>> Start Available data

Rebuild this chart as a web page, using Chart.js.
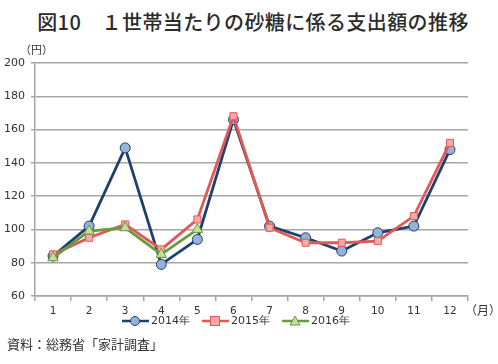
<!DOCTYPE html>
<html lang="ja">
<head>
  <meta charset="UTF-8" />
  <title>図10 1世帯当たりの砂糖に係る支出額の推移</title>
  <script src="https://cdn.jsdelivr.net/npm/chart.js"></script>
  <style>
    * { box-sizing: border-box; margin: 0; padding: 0; }
    body {
      width: 498px;
      height: 364px;
      background: #fff;
      position: relative;
      overflow: hidden;
      font-family: 'Noto Sans CJK JP', sans-serif;
      color: #333;
    }
    #title {
      position: absolute;
      top: 7px;
      left: 4px;
      width: 498px;
      text-align: center;
      font-size: 20px;
      font-weight: 500;
      letter-spacing: 0.4px;
      color: #2b2b2b;
    }
    #chartBox {
      position: absolute;
      left: 0;
      top: 0;
      width: 498px;
      height: 364px;
    }
    .unit {
      position: absolute;
      font-size: 11px;
      color: #333;
    }
    #unitY { left: 20px; top: 41px; }
    #unitX { left: 465px; top: 301px; font-size: 12px; }
    #legend {
      position: absolute;
      top: 313px;
      left: 122px;
      display: flex;
      gap: 12px;
      font-family: 'DejaVu Sans', sans-serif;
      font-size: 11px;
      color: #333;
    }
    #legend .item { display: flex; align-items: center; }
    #legend svg { margin-right: 2px; }
    #source {
      position: absolute;
      left: 7px;
      top: 334px;
      font-size: 13px;
      color: #333;
    }
  </style>
</head>
<body>
  <div id="title">図10　１世帯当たりの砂糖に係る支出額の推移</div>
  <div id="chartBox"><canvas id="sugarChart" width="498" height="364"></canvas></div>
  <div class="unit" id="unitY">（円）</div>
  <div class="unit" id="unitX">（月）</div>
  <div id="legend"></div>
  <div id="source">資料：総務省「家計調査」</div>

  <script>
    // data
    const months = ['1', '2', '3', '4', '5', '6', '7', '8', '9', '10', '11', '12'];
    const yen2014 = [84, 102, 149, 79, 94, 166, 102, 95, 87, 98, 102, 148];
    const yen2015 = [85, 95, 103, 88, 106, 168, 101, 92, 92, 93, 108, 152];
    const yen2016 = [83, 99, 101, 85, 100];
    const seriesNames = ['2014年', '2015年', '2016年'];

    const styles = [
      { line: '#1f3f6e', fill: '#95b3d7', point: 'circle' },
      { line: '#e0595a', fill: '#f7a9a8', point: 'rect' },
      { line: '#6a9a3a', fill: '#c6dca0', point: 'triangle' }
    ];

    const seriesData = [yen2014, yen2015, yen2016];
    const datasets = seriesData.map((d, i) => ({
      label: seriesNames[i],
      data: d,
      borderColor: styles[i].line,
      backgroundColor: styles[i].fill,
      borderWidth: 2.8,
      pointStyle: styles[i].point,
      pointRadius: styles[i].point === 'triangle' ? 6 : 5,
      pointBorderColor: styles[i].line,
      pointBorderWidth: 1,
      pointBackgroundColor: styles[i].fill,
      tension: 0,
      order: 2 - i
    }));

    const gridGray = '#a6a6a6';
    const ctx = document.getElementById('sugarChart').getContext('2d');
    const chart = new Chart(ctx, {
      type: 'line',
      data: { labels: months, datasets: datasets },
      options: {
        responsive: false,
        animation: false,
        layout: { padding: { left: 0, top: 63, right: 30, bottom: 0 } },
        plugins: {
          legend: { display: false },
          title: { display: false },
          tooltip: { enabled: false }
        },
        scales: {
          x: {
            offset: true,
            afterFit: s => { s.height = 68; },
            grid: {
              offset: true,
              drawOnChartArea: false,
              drawTicks: true,
              tickLength: 5,
              color: gridGray,
              lineWidth: 1.5
            },
            border: { color: gridGray, width: 1.5 },
            ticks: {
              padding: 4,
              color: '#333',
              font: { family: 'DejaVu Sans', size: 10.5 }
            }
          },
          y: {
            min: 60,
            max: 200,
            afterFit: s => { s.width = 35; },
            grid: {
              color: gridGray,
              lineWidth: 1.5,
              tickLength: 4
            },
            border: { color: gridGray, width: 1.5 },
            ticks: {
              stepSize: 20,
              padding: 6,
              color: '#333',
              font: { family: 'DejaVu Sans', size: 11 }
            }
          }
        }
      }
    });

    // legend: line with marker, like the spreadsheet original
    function markerSvg(st) {
      let m;
      if (st.point === 'circle') {
        m = `<circle cx="13" cy="6" r="4.5" fill="${st.fill}" stroke="${st.line}" stroke-width="1"/>`;
      } else if (st.point === 'rect') {
        m = `<rect x="8.5" y="1.5" width="9" height="9" fill="${st.fill}" stroke="${st.line}" stroke-width="1"/>`;
      } else {
        m = `<polygon points="13,1 18,10 8,10" fill="${st.fill}" stroke="${st.line}" stroke-width="1"/>`;
      }
      return `<svg width="27" height="12"><line x1="0" y1="6" x2="27" y2="6" stroke="${st.line}" stroke-width="2.5"/>${m}</svg>`;
    }
    document.getElementById('legend').innerHTML = seriesNames
      .map((n, i) => `<div class="item">${markerSvg(styles[i])}<span>${n}</span></div>`)
      .join('');
  </script>
</body>
</html>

>> End Available data

- [Goal]
Transcribe all the lines above exactly, apart from the pictures.

- [Correct answer]
Rebuild this chart as a web page, using Chart.js.
<!DOCTYPE html>
<html lang="ja">
<head>
  <meta charset="UTF-8" />
  <title>図10 1世帯当たりの砂糖に係る支出額の推移</title>
  <script src="https://cdn.jsdelivr.net/npm/chart.js"></script>
  <style>
    * { box-sizing: border-box; margin: 0; padding: 0; }
    body {
      width: 498px;
      height: 364px;
      background: #fff;
      position: relative;
      overflow: hidden;
      font-family: 'Noto Sans CJK JP', sans-serif;
      color: #333;
    }
    #title {
      position: absolute;
      top: 7px;
      left: 4px;
      width: 498px;
      text-align: center;
      font-size: 20px;
      font-weight: 500;
      letter-spacing: 0.4px;
      color: #2b2b2b;
    }
    #chartBox {
      position: absolute;
      left: 0;
      top: 0;
      width: 498px;
      height: 364px;
    }
    .unit {
      position: absolute;
      font-size: 11px;
      color: #333;
    }
    #unitY { left: 20px; top: 41px; }
    #unitX { left: 465px; top: 301px; font-size: 12px; }
    #legend {
      position: absolute;
      top: 313px;
      left: 122px;
      display: flex;
      gap: 12px;
      font-family: 'DejaVu Sans', sans-serif;
      font-size: 11px;
      color: #333;
    }
    #legend .item { display: flex; align-items: center; }
    #legend svg { margin-right: 2px; }
    #source {
      position: absolute;
      left: 7px;
      top: 334px;
      font-size: 13px;
      color: #333;
    }
  </style>
</head>
<body>
  <div id="title">図10　１世帯当たりの砂糖に係る支出額の推移</div>
  <div id="chartBox"><canvas id="sugarChart" width="498" height="364"></canvas></div>
  <div class="unit" id="unitY">（円）</div>
  <div class="unit" id="unitX">（月）</div>
  <div id="legend"></div>
  <div id="source">資料：総務省「家計調査」</div>

  <script>
    // data
    const months = ['1', '2', '3', '4', '5', '6', '7', '8', '9', '10', '11', '12'];
    const yen2014 = [84, 102, 149, 79, 94, 166, 102, 95, 87, 98, 102, 148];
    const yen2015 = [85, 95, 103, 88, 106, 168, 101, 92, 92, 93, 108, 152];
    const yen2016 = [83, 99, 101, 85, 100];
    const seriesNames = ['2014年', '2015年', '2016年'];

    const styles = [
      { line: '#1f3f6e', fill: '#95b3d7', point: 'circle' },
      { line: '#e0595a', fill: '#f7a9a8', point: 'rect' },
      { line: '#6a9a3a', fill: '#c6dca0', point: 'triangle' }
    ];

    const seriesData = [yen2014, yen2015, yen2016];
    const datasets = seriesData.map((d, i) => ({
      label: seriesNames[i],
      data: d,
      borderColor: styles[i].line,
      backgroundColor: styles[i].fill,
      borderWidth: 2.8,
      pointStyle: styles[i].point,
      pointRadius: styles[i].point === 'triangle' ? 6 : 5,
      pointBorderColor: styles[i].line,
      pointBorderWidth: 1,
      pointBackgroundColor: styles[i].fill,
      tension: 0,
      order: 2 - i
    }));

    const gridGray = '#a6a6a6';
    const ctx = document.getElementById('sugarChart').getContext('2d');
    const chart = new Chart(ctx, {
      type: 'line',
      data: { labels: months, datasets: datasets },
      options: {
        responsive: false,
        animation: false,
        layout: { padding: { left: 0, top: 63, right: 30, bottom: 0 } },
        plugins: {
          legend: { display: false },
          title: { display: false },
          tooltip: { enabled: false }
        },
        scales: {
          x: {
            offset: true,
            afterFit: s => { s.height = 68; },
            grid: {
              offset: true,
              drawOnChartArea: false,
              drawTicks: true,
              tickLength: 5,
              color: gridGray,
              lineWidth: 1.5
            },
            border: { color: gridGray, width: 1.5 },
            ticks: {
              padding: 4,
              color: '#333',
              font: { family: 'DejaVu Sans', size: 10.5 }
            }
          },
          y: {
            min: 60,
            max: 200,
            afterFit: s => { s.width = 35; },
            grid: {
              color: gridGray,
              lineWidth: 1.5,
              tickLength: 4
            },
            border: { color: gridGray, width: 1.5 },
            ticks: {
              stepSize: 20,
              padding: 6,
              color: '#333',
              font: { family: 'DejaVu Sans', size: 11 }
            }
          }
        }
      }
    });

    // legend: line with marker, like the spreadsheet original
    function markerSvg(st) {
      let m;
      if (st.point === 'circle') {
        m = `<circle cx="13" cy="6" r="4.5" fill="${st.fill}" stroke="${st.line}" stroke-width="1"/>`;
      } else if (st.point === 'rect') {
        m = `<rect x="8.5" y="1.5" width="9" height="9" fill="${st.fill}" stroke="${st.line}" stroke-width="1"/>`;
      } else {
        m = `<polygon points="13,1 18,10 8,10" fill="${st.fill}" stroke="${st.line}" stroke-width="1"/>`;
      }
      return `<svg width="27" height="12"><line x1="0" y1="6" x2="27" y2="6" stroke="${st.line}" stroke-width="2.5"/>${m}</svg>`;
    }
    document.getElementById('legend').innerHTML = seriesNames
      .map((n, i) => `<div class="item">${markerSvg(styles[i])}<span>${n}</span></div>`)
      .join('');
  </script>
</body>
</html>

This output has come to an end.